- **EXERCISE TASK**: Repeat the records below exactly, leaving out every picture.

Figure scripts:
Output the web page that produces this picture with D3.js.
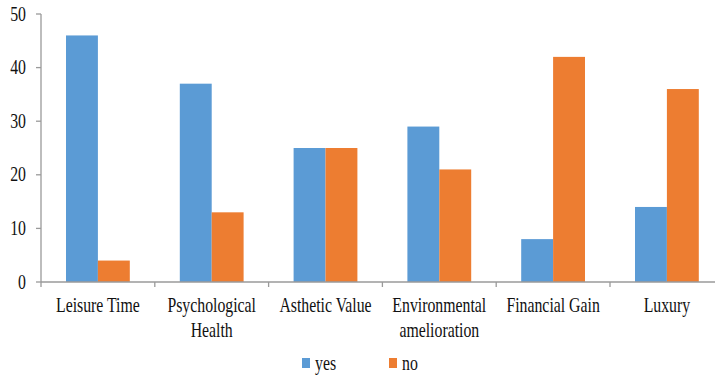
<!DOCTYPE html>
<html><head><meta charset="utf-8">
<script src="https://cdn.jsdelivr.net/npm/d3@7"></script>
<style>body{margin:0;background:#fff}svg{display:block}text{font-family:"Liberation Serif","Times New Roman",serif;fill:#111}</style>
</head><body><svg id="c" width="715" height="375"></svg>
<script>
const categories = [["Leisure Time"],["Psychological","Health"],["Asthetic Value"],["Environmental","amelioration"],["Financial Gain"],["Luxury"]];
const yesValues = [46,37,25,29,8,14];
const noValues = [4,13,25,21,42,36];
const seriesNames = ["yes","no"];
const yTicks = [0,10,20,30,40,50];
const colors = ["#5B9BD5","#ED7D31"];

(function(){
const svg = d3.select("#c");
const leftX = 41, bandW = 113.8, bottomY = 282, topY = 14;
const x0 = d3.scaleBand().domain(d3.range(categories.length)).range([leftX, leftX + bandW*categories.length]).padding(0);
const x1 = d3.scaleBand().domain(seriesNames).range([25, bandW-25]).padding(0);
const y = d3.scaleLinear().domain([0,50]).range([bottomY, topY]);
const sx = 0.79, fs = 20;

const data = categories.map((c,i)=>({i, vals:[yesValues[i], noValues[i]]}));
const g = svg.append("g");
data.forEach(d=>{
  seriesNames.forEach((s,k)=>{
    g.append("rect").attr("x", x0(d.i)+x1(s)).attr("width", x1.bandwidth())
      .attr("y", y(d.vals[k])).attr("height", y(0)-y(d.vals[k])).attr("fill", colors[k]);
  });
});

const axisColor = "#9a9a9a";
svg.append("line").attr("x1",leftX).attr("x2",leftX).attr("y1",topY).attr("y2",bottomY).attr("stroke",axisColor).attr("stroke-width",1.3);
yTicks.forEach(t=>{
  svg.append("line").attr("x1",leftX-5).attr("x2",leftX).attr("y1",y(t)).attr("y2",y(t)).attr("stroke",axisColor).attr("stroke-width",1.3);
  svg.append("text").attr("transform",`translate(26,${y(t)+6.5}) scale(${sx},1)`).attr("text-anchor","end").attr("font-size",fs).text(t);
});
svg.append("line").attr("x1",leftX).attr("x2",715).attr("y1",bottomY).attr("y2",bottomY).attr("stroke",axisColor).attr("stroke-width",1.3);
d3.range(categories.length+1).forEach(i=>{
  const xx = leftX + bandW*i;
  svg.append("line").attr("x1",xx).attr("x2",xx).attr("y1",bottomY).attr("y2",bottomY+5).attr("stroke",axisColor).attr("stroke-width",1.3);
});
categories.forEach((c,i)=>{
  const cx = x0(i)+x0.bandwidth()/2;
  c.forEach((line,j)=>{
    svg.append("text").attr("transform",`translate(${cx},${312+j*25}) scale(${sx},1)`).attr("text-anchor","middle").attr("font-size",fs).text(line);
  });
});
const legX = [302, 389];
seriesNames.forEach((s,k)=>{
  svg.append("rect").attr("x",legX[k]).attr("y",358).attr("width",8).attr("height",10).attr("fill",colors[k]);
  svg.append("text").attr("transform",`translate(${legX[k]+13},370) scale(${sx},1)`).attr("font-size",fs).text(s);
});
})();
</script></body></html>
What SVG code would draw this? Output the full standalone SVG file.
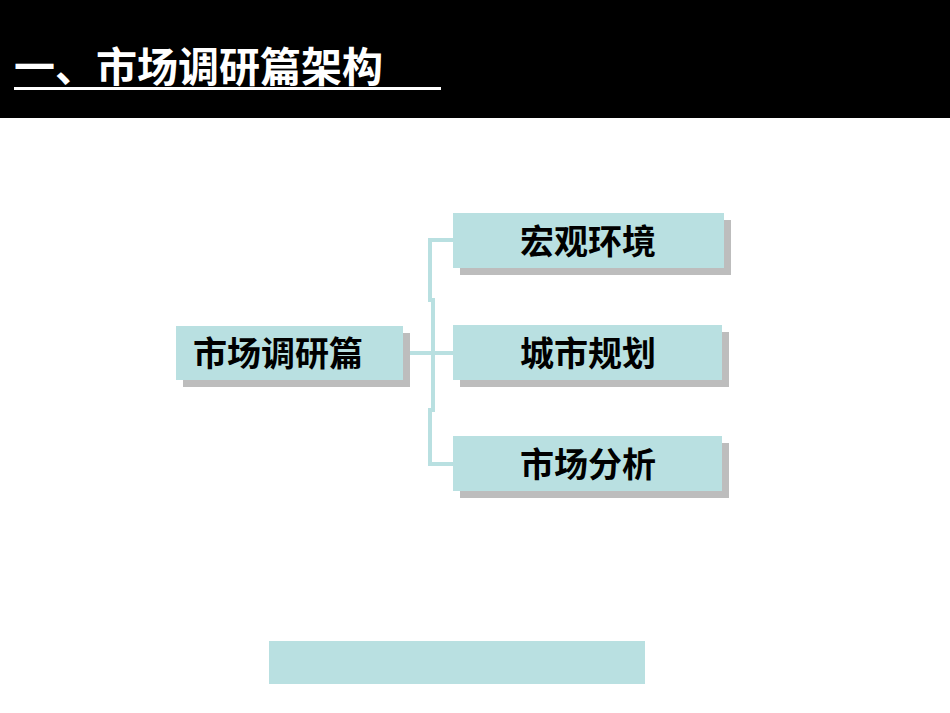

- **RESULT OF THE TASK**:
Output the web page that produces this picture with D3.js.
<!DOCTYPE html>
<html><head><meta charset="utf-8">
<script src="https://cdn.jsdelivr.net/npm/d3@7"></script>
<style>body{margin:0;background:#fff}svg{display:block}text{font-family:"Liberation Serif","Times New Roman",serif;fill:#111}</style>
</head><body><svg id="c" width="715" height="375"></svg>
<script>
const categories = [["Leisure Time"],["Psychological","Health"],["Asthetic Value"],["Environmental","amelioration"],["Financial Gain"],["Luxury"]];
const yesValues = [46,37,25,29,8,14];
const noValues = [4,13,25,21,42,36];
const seriesNames = ["yes","no"];
const yTicks = [0,10,20,30,40,50];
const colors = ["#5B9BD5","#ED7D31"];

(function(){
const svg = d3.select("#c");
const leftX = 41, bandW = 113.8, bottomY = 282, topY = 14;
const x0 = d3.scaleBand().domain(d3.range(categories.length)).range([leftX, leftX + bandW*categories.length]).padding(0);
const x1 = d3.scaleBand().domain(seriesNames).range([25, bandW-25]).padding(0);
const y = d3.scaleLinear().domain([0,50]).range([bottomY, topY]);
const sx = 0.79, fs = 20;

const data = categories.map((c,i)=>({i, vals:[yesValues[i], noValues[i]]}));
const g = svg.append("g");
data.forEach(d=>{
  seriesNames.forEach((s,k)=>{
    g.append("rect").attr("x", x0(d.i)+x1(s)).attr("width", x1.bandwidth())
      .attr("y", y(d.vals[k])).attr("height", y(0)-y(d.vals[k])).attr("fill", colors[k]);
  });
});

const axisColor = "#9a9a9a";
svg.append("line").attr("x1",leftX).attr("x2",leftX).attr("y1",topY).attr("y2",bottomY).attr("stroke",axisColor).attr("stroke-width",1.3);
yTicks.forEach(t=>{
  svg.append("line").attr("x1",leftX-5).attr("x2",leftX).attr("y1",y(t)).attr("y2",y(t)).attr("stroke",axisColor).attr("stroke-width",1.3);
  svg.append("text").attr("transform",`translate(26,${y(t)+6.5}) scale(${sx},1)`).attr("text-anchor","end").attr("font-size",fs).text(t);
});
svg.append("line").attr("x1",leftX).attr("x2",715).attr("y1",bottomY).attr("y2",bottomY).attr("stroke",axisColor).attr("stroke-width",1.3);
d3.range(categories.length+1).forEach(i=>{
  const xx = leftX + bandW*i;
  svg.append("line").attr("x1",xx).attr("x2",xx).attr("y1",bottomY).attr("y2",bottomY+5).attr("stroke",axisColor).attr("stroke-width",1.3);
});
categories.forEach((c,i)=>{
  const cx = x0(i)+x0.bandwidth()/2;
  c.forEach((line,j)=>{
    svg.append("text").attr("transform",`translate(${cx},${312+j*25}) scale(${sx},1)`).attr("text-anchor","middle").attr("font-size",fs).text(line);
  });
});
const legX = [302, 389];
seriesNames.forEach((s,k)=>{
  svg.append("rect").attr("x",legX[k]).attr("y",358).attr("width",8).attr("height",10).attr("fill",colors[k]);
  svg.append("text").attr("transform",`translate(${legX[k]+13},370) scale(${sx},1)`).attr("font-size",fs).text(s);
});
})();
</script></body></html>
What SVG code would draw this? Output the full standalone SVG file.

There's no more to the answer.